Do this. Return the data exactly, with all pictures removed.

....

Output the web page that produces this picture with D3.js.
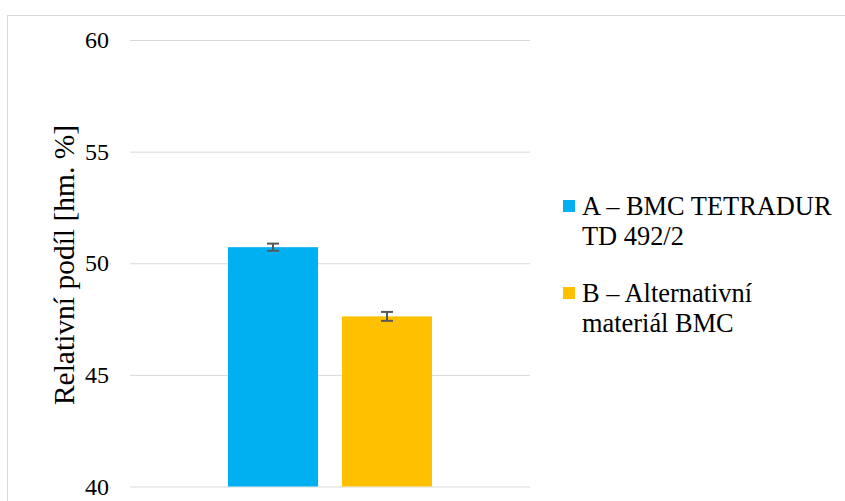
<!DOCTYPE html>
<html><head><meta charset="utf-8">
<script src="https://cdn.jsdelivr.net/npm/d3@7"></script>
<style>body{margin:0;background:#fff}svg{display:block}
text{font-family:"Liberation Serif","Times New Roman",Times,serif}</style>
</head><body>
<svg id="c" width="845" height="501"></svg>
<script>
const seriesNames = ["A – BMC TETRADUR TD 492/2", "B – Alternativní materiál BMC"];
const legendLines = [["A – BMC TETRADUR", "TD 492/2"], ["B – Alternativní", "materiál BMC"]];
const seriesValues = [50.72, 47.62];
const seriesErrors = [0.16, 0.2];
const seriesColors = ["#00B0F0", "#FFC000"];
const yTicks = [40, 45, 50, 55, 60];
const yTitle = "Relativní podíl [hm. %]";

const svg = d3.select("#c");

svg.append("rect").attr("x", 7.5).attr("y", 15.5).attr("width", 900).attr("height", 600)
  .attr("fill", "#fff").attr("stroke", "#d9d9d9").attr("stroke-width", 1);

const plotL = 130, plotR = 530;
const y = d3.scaleLinear().domain([40, 60]).range([486.5, 40]);
const x = d3.scaleBand().domain(seriesNames).range([plotL, plotR]).paddingInner(0.21).paddingOuter(0.86);

const yAxis = d3.axisLeft(y).tickValues(yTicks).tickSize(-(plotR - plotL)).tickPadding(21);
const ga = svg.append("g").attr("transform", `translate(${plotL},0)`).call(yAxis);
ga.attr("font-family", null);
ga.select(".domain").remove();
ga.selectAll(".tick line").attr("stroke", "#d9d9d9").attr("stroke-width", 1);
ga.selectAll(".tick text").attr("font-size", 24).attr("fill", "#000");

const data = seriesNames.map((n, i) => ({n, v: seriesValues[i], e: seriesErrors[i], c: seriesColors[i]}));

svg.append("g").selectAll("rect").data(data).join("rect")
  .attr("x", d => x(d.n)).attr("width", x.bandwidth())
  .attr("y", d => y(d.v)).attr("height", d => y(40) - y(d.v))
  .attr("fill", d => d.c);

const eg = svg.append("g").attr("stroke", "#595959").attr("stroke-width", 2);
data.forEach(d => {
  const cx = x(d.n) + x.bandwidth() / 2;
  eg.append("line").attr("x1", cx).attr("x2", cx).attr("y1", y(d.v + d.e)).attr("y2", y(d.v - d.e));
  eg.append("line").attr("x1", cx - 6).attr("x2", cx + 6).attr("y1", y(d.v + d.e)).attr("y2", y(d.v + d.e));
  eg.append("line").attr("x1", cx - 6).attr("x2", cx + 6).attr("y1", y(d.v - d.e)).attr("y2", y(d.v - d.e));
});

svg.append("text").attr("transform", "translate(74,265) rotate(-90)")
  .attr("text-anchor", "middle").attr("font-size", 29.5).attr("fill", "#000")
  .text(yTitle);

const lg = svg.append("g");
const legY = [215, 302];
legendLines.forEach((lines, i) => {
  lg.append("rect").attr("x", 563).attr("y", legY[i] - 15).attr("width", 12).attr("height", 12).attr("fill", seriesColors[i]);
  const t = lg.append("text").attr("font-size", 26.4).attr("fill", "#000");
  lines.forEach((l, j) => t.append("tspan").attr("x", 582).attr("y", legY[i] + j * 29.5).text(l));
});
</script>
</body></html>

....

Full response.
Output the web page that produces this picture with D3.js.
<!DOCTYPE html>
<html><head><meta charset="utf-8">
<script src="https://cdn.jsdelivr.net/npm/d3@7"></script>
<style>body{margin:0;background:#fff}svg{display:block}
text{font-family:"Liberation Serif","Times New Roman",Times,serif}</style>
</head><body>
<svg id="c" width="845" height="501"></svg>
<script>
const seriesNames = ["A – BMC TETRADUR TD 492/2", "B – Alternativní materiál BMC"];
const legendLines = [["A – BMC TETRADUR", "TD 492/2"], ["B – Alternativní", "materiál BMC"]];
const seriesValues = [50.72, 47.62];
const seriesErrors = [0.16, 0.2];
const seriesColors = ["#00B0F0", "#FFC000"];
const yTicks = [40, 45, 50, 55, 60];
const yTitle = "Relativní podíl [hm. %]";

const svg = d3.select("#c");

svg.append("rect").attr("x", 7.5).attr("y", 15.5).attr("width", 900).attr("height", 600)
  .attr("fill", "#fff").attr("stroke", "#d9d9d9").attr("stroke-width", 1);

const plotL = 130, plotR = 530;
const y = d3.scaleLinear().domain([40, 60]).range([486.5, 40]);
const x = d3.scaleBand().domain(seriesNames).range([plotL, plotR]).paddingInner(0.21).paddingOuter(0.86);

const yAxis = d3.axisLeft(y).tickValues(yTicks).tickSize(-(plotR - plotL)).tickPadding(21);
const ga = svg.append("g").attr("transform", `translate(${plotL},0)`).call(yAxis);
ga.attr("font-family", null);
ga.select(".domain").remove();
ga.selectAll(".tick line").attr("stroke", "#d9d9d9").attr("stroke-width", 1);
ga.selectAll(".tick text").attr("font-size", 24).attr("fill", "#000");

const data = seriesNames.map((n, i) => ({n, v: seriesValues[i], e: seriesErrors[i], c: seriesColors[i]}));

svg.append("g").selectAll("rect").data(data).join("rect")
  .attr("x", d => x(d.n)).attr("width", x.bandwidth())
  .attr("y", d => y(d.v)).attr("height", d => y(40) - y(d.v))
  .attr("fill", d => d.c);

const eg = svg.append("g").attr("stroke", "#595959").attr("stroke-width", 2);
data.forEach(d => {
  const cx = x(d.n) + x.bandwidth() / 2;
  eg.append("line").attr("x1", cx).attr("x2", cx).attr("y1", y(d.v + d.e)).attr("y2", y(d.v - d.e));
  eg.append("line").attr("x1", cx - 6).attr("x2", cx + 6).attr("y1", y(d.v + d.e)).attr("y2", y(d.v + d.e));
  eg.append("line").attr("x1", cx - 6).attr("x2", cx + 6).attr("y1", y(d.v - d.e)).attr("y2", y(d.v - d.e));
});

svg.append("text").attr("transform", "translate(74,265) rotate(-90)")
  .attr("text-anchor", "middle").attr("font-size", 29.5).attr("fill", "#000")
  .text(yTitle);

const lg = svg.append("g");
const legY = [215, 302];
legendLines.forEach((lines, i) => {
  lg.append("rect").attr("x", 563).attr("y", legY[i] - 15).attr("width", 12).attr("height", 12).attr("fill", seriesColors[i]);
  const t = lg.append("text").attr("font-size", 26.4).attr("fill", "#000");
  lines.forEach((l, j) => t.append("tspan").attr("x", 582).attr("y", legY[i] + j * 29.5).text(l));
});
</script>
</body></html>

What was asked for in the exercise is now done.